Give the data below again, word for word.

··· Materials provided ···

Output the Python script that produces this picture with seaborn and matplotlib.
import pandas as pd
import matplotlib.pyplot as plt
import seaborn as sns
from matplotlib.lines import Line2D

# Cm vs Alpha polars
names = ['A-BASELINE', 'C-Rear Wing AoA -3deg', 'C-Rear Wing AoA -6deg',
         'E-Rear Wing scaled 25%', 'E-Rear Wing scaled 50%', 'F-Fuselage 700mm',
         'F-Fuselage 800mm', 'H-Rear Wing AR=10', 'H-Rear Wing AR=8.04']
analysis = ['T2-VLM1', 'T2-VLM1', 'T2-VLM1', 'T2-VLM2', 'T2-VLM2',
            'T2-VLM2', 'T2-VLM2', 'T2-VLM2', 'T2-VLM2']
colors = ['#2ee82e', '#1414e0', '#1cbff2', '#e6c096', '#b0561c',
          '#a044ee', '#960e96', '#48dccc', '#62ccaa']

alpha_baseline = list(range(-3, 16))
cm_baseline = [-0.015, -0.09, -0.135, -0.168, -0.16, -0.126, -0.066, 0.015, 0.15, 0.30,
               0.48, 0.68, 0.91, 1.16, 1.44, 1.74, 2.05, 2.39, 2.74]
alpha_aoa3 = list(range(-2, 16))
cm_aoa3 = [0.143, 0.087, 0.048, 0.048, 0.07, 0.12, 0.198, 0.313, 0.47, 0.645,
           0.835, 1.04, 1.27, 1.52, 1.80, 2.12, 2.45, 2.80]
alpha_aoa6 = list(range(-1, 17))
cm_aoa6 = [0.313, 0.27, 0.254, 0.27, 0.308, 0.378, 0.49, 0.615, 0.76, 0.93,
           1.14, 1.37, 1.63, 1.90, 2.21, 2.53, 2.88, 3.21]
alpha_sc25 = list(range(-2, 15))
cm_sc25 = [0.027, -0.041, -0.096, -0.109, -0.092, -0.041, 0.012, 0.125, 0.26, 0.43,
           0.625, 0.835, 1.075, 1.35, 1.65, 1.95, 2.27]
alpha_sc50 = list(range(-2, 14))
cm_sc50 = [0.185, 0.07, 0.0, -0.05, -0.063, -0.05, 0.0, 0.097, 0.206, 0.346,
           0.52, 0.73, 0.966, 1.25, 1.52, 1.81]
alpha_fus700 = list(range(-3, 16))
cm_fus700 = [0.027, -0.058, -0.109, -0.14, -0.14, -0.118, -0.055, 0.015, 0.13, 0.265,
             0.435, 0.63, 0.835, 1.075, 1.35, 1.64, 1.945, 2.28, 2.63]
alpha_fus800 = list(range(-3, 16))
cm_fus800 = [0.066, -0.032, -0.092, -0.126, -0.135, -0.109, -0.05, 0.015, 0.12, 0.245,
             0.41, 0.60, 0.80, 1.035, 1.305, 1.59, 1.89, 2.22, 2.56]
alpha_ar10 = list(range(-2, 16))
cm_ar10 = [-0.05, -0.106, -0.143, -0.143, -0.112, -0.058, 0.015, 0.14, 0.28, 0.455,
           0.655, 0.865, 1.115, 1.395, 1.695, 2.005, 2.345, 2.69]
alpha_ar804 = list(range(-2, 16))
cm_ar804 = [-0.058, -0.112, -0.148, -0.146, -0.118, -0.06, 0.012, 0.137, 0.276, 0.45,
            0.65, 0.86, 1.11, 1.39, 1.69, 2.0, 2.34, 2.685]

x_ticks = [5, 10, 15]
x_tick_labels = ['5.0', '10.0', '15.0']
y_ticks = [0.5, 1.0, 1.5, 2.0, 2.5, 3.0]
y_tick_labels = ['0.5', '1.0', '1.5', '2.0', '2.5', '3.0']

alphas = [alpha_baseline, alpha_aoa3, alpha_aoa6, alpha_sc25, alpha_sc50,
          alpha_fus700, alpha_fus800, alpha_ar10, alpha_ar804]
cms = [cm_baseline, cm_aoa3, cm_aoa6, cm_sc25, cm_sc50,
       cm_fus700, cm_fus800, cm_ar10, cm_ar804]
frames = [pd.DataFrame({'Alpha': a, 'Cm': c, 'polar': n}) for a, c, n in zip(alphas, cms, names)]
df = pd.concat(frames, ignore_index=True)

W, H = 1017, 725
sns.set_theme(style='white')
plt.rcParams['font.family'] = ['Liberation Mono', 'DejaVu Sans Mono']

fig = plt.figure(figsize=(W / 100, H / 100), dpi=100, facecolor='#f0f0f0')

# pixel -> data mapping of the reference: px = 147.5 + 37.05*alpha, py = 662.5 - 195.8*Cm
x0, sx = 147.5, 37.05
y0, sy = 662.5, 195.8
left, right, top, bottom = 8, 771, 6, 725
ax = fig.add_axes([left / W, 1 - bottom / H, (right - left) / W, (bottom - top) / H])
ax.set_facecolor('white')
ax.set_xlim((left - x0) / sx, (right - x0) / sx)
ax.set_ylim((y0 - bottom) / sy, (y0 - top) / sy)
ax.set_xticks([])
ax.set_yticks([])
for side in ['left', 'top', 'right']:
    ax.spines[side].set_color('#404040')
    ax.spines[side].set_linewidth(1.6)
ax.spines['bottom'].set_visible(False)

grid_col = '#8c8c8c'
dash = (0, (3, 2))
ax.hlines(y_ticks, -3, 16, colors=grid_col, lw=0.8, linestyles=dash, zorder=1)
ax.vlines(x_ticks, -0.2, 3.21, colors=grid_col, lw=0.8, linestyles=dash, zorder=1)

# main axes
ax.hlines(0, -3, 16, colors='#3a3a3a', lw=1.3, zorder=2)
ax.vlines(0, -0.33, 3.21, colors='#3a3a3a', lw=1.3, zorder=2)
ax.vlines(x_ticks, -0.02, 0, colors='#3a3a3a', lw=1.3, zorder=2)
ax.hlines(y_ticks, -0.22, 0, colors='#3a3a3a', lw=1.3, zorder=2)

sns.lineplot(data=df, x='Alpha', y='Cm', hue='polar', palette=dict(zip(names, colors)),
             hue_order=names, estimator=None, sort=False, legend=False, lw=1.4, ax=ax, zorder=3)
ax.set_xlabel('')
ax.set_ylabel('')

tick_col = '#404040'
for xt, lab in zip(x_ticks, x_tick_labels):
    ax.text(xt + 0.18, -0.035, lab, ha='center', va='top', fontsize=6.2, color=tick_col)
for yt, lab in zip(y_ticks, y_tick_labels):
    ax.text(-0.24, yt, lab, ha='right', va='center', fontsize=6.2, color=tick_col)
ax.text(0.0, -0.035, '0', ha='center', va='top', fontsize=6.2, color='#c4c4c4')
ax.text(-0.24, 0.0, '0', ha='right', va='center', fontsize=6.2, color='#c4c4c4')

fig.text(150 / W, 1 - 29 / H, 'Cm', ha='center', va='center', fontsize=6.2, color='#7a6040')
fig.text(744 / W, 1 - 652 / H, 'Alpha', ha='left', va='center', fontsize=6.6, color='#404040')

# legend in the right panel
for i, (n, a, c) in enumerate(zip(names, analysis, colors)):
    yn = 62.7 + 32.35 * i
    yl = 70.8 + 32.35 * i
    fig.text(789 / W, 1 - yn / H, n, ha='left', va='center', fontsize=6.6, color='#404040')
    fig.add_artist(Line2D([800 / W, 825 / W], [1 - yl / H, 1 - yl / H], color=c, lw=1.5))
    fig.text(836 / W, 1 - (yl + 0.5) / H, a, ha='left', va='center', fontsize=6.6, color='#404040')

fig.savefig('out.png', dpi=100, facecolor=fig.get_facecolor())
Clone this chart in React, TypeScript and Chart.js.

···

In response →
Output the Python script that produces this picture with seaborn and matplotlib.
import pandas as pd
import matplotlib.pyplot as plt
import seaborn as sns
from matplotlib.lines import Line2D

# Cm vs Alpha polars
names = ['A-BASELINE', 'C-Rear Wing AoA -3deg', 'C-Rear Wing AoA -6deg',
         'E-Rear Wing scaled 25%', 'E-Rear Wing scaled 50%', 'F-Fuselage 700mm',
         'F-Fuselage 800mm', 'H-Rear Wing AR=10', 'H-Rear Wing AR=8.04']
analysis = ['T2-VLM1', 'T2-VLM1', 'T2-VLM1', 'T2-VLM2', 'T2-VLM2',
            'T2-VLM2', 'T2-VLM2', 'T2-VLM2', 'T2-VLM2']
colors = ['#2ee82e', '#1414e0', '#1cbff2', '#e6c096', '#b0561c',
          '#a044ee', '#960e96', '#48dccc', '#62ccaa']

alpha_baseline = list(range(-3, 16))
cm_baseline = [-0.015, -0.09, -0.135, -0.168, -0.16, -0.126, -0.066, 0.015, 0.15, 0.30,
               0.48, 0.68, 0.91, 1.16, 1.44, 1.74, 2.05, 2.39, 2.74]
alpha_aoa3 = list(range(-2, 16))
cm_aoa3 = [0.143, 0.087, 0.048, 0.048, 0.07, 0.12, 0.198, 0.313, 0.47, 0.645,
           0.835, 1.04, 1.27, 1.52, 1.80, 2.12, 2.45, 2.80]
alpha_aoa6 = list(range(-1, 17))
cm_aoa6 = [0.313, 0.27, 0.254, 0.27, 0.308, 0.378, 0.49, 0.615, 0.76, 0.93,
           1.14, 1.37, 1.63, 1.90, 2.21, 2.53, 2.88, 3.21]
alpha_sc25 = list(range(-2, 15))
cm_sc25 = [0.027, -0.041, -0.096, -0.109, -0.092, -0.041, 0.012, 0.125, 0.26, 0.43,
           0.625, 0.835, 1.075, 1.35, 1.65, 1.95, 2.27]
alpha_sc50 = list(range(-2, 14))
cm_sc50 = [0.185, 0.07, 0.0, -0.05, -0.063, -0.05, 0.0, 0.097, 0.206, 0.346,
           0.52, 0.73, 0.966, 1.25, 1.52, 1.81]
alpha_fus700 = list(range(-3, 16))
cm_fus700 = [0.027, -0.058, -0.109, -0.14, -0.14, -0.118, -0.055, 0.015, 0.13, 0.265,
             0.435, 0.63, 0.835, 1.075, 1.35, 1.64, 1.945, 2.28, 2.63]
alpha_fus800 = list(range(-3, 16))
cm_fus800 = [0.066, -0.032, -0.092, -0.126, -0.135, -0.109, -0.05, 0.015, 0.12, 0.245,
             0.41, 0.60, 0.80, 1.035, 1.305, 1.59, 1.89, 2.22, 2.56]
alpha_ar10 = list(range(-2, 16))
cm_ar10 = [-0.05, -0.106, -0.143, -0.143, -0.112, -0.058, 0.015, 0.14, 0.28, 0.455,
           0.655, 0.865, 1.115, 1.395, 1.695, 2.005, 2.345, 2.69]
alpha_ar804 = list(range(-2, 16))
cm_ar804 = [-0.058, -0.112, -0.148, -0.146, -0.118, -0.06, 0.012, 0.137, 0.276, 0.45,
            0.65, 0.86, 1.11, 1.39, 1.69, 2.0, 2.34, 2.685]

x_ticks = [5, 10, 15]
x_tick_labels = ['5.0', '10.0', '15.0']
y_ticks = [0.5, 1.0, 1.5, 2.0, 2.5, 3.0]
y_tick_labels = ['0.5', '1.0', '1.5', '2.0', '2.5', '3.0']

alphas = [alpha_baseline, alpha_aoa3, alpha_aoa6, alpha_sc25, alpha_sc50,
          alpha_fus700, alpha_fus800, alpha_ar10, alpha_ar804]
cms = [cm_baseline, cm_aoa3, cm_aoa6, cm_sc25, cm_sc50,
       cm_fus700, cm_fus800, cm_ar10, cm_ar804]
frames = [pd.DataFrame({'Alpha': a, 'Cm': c, 'polar': n}) for a, c, n in zip(alphas, cms, names)]
df = pd.concat(frames, ignore_index=True)

W, H = 1017, 725
sns.set_theme(style='white')
plt.rcParams['font.family'] = ['Liberation Mono', 'DejaVu Sans Mono']

fig = plt.figure(figsize=(W / 100, H / 100), dpi=100, facecolor='#f0f0f0')

# pixel -> data mapping of the reference: px = 147.5 + 37.05*alpha, py = 662.5 - 195.8*Cm
x0, sx = 147.5, 37.05
y0, sy = 662.5, 195.8
left, right, top, bottom = 8, 771, 6, 725
ax = fig.add_axes([left / W, 1 - bottom / H, (right - left) / W, (bottom - top) / H])
ax.set_facecolor('white')
ax.set_xlim((left - x0) / sx, (right - x0) / sx)
ax.set_ylim((y0 - bottom) / sy, (y0 - top) / sy)
ax.set_xticks([])
ax.set_yticks([])
for side in ['left', 'top', 'right']:
    ax.spines[side].set_color('#404040')
    ax.spines[side].set_linewidth(1.6)
ax.spines['bottom'].set_visible(False)

grid_col = '#8c8c8c'
dash = (0, (3, 2))
ax.hlines(y_ticks, -3, 16, colors=grid_col, lw=0.8, linestyles=dash, zorder=1)
ax.vlines(x_ticks, -0.2, 3.21, colors=grid_col, lw=0.8, linestyles=dash, zorder=1)

# main axes
ax.hlines(0, -3, 16, colors='#3a3a3a', lw=1.3, zorder=2)
ax.vlines(0, -0.33, 3.21, colors='#3a3a3a', lw=1.3, zorder=2)
ax.vlines(x_ticks, -0.02, 0, colors='#3a3a3a', lw=1.3, zorder=2)
ax.hlines(y_ticks, -0.22, 0, colors='#3a3a3a', lw=1.3, zorder=2)

sns.lineplot(data=df, x='Alpha', y='Cm', hue='polar', palette=dict(zip(names, colors)),
             hue_order=names, estimator=None, sort=False, legend=False, lw=1.4, ax=ax, zorder=3)
ax.set_xlabel('')
ax.set_ylabel('')

tick_col = '#404040'
for xt, lab in zip(x_ticks, x_tick_labels):
    ax.text(xt + 0.18, -0.035, lab, ha='center', va='top', fontsize=6.2, color=tick_col)
for yt, lab in zip(y_ticks, y_tick_labels):
    ax.text(-0.24, yt, lab, ha='right', va='center', fontsize=6.2, color=tick_col)
ax.text(0.0, -0.035, '0', ha='center', va='top', fontsize=6.2, color='#c4c4c4')
ax.text(-0.24, 0.0, '0', ha='right', va='center', fontsize=6.2, color='#c4c4c4')

fig.text(150 / W, 1 - 29 / H, 'Cm', ha='center', va='center', fontsize=6.2, color='#7a6040')
fig.text(744 / W, 1 - 652 / H, 'Alpha', ha='left', va='center', fontsize=6.6, color='#404040')

# legend in the right panel
for i, (n, a, c) in enumerate(zip(names, analysis, colors)):
    yn = 62.7 + 32.35 * i
    yl = 70.8 + 32.35 * i
    fig.text(789 / W, 1 - yn / H, n, ha='left', va='center', fontsize=6.6, color='#404040')
    fig.add_artist(Line2D([800 / W, 825 / W], [1 - yl / H, 1 - yl / H], color=c, lw=1.5))
    fig.text(836 / W, 1 - (yl + 0.5) / H, a, ha='left', va='center', fontsize=6.6, color='#404040')

fig.savefig('out.png', dpi=100, facecolor=fig.get_facecolor())
Clone this chart in React, TypeScript and Chart.js.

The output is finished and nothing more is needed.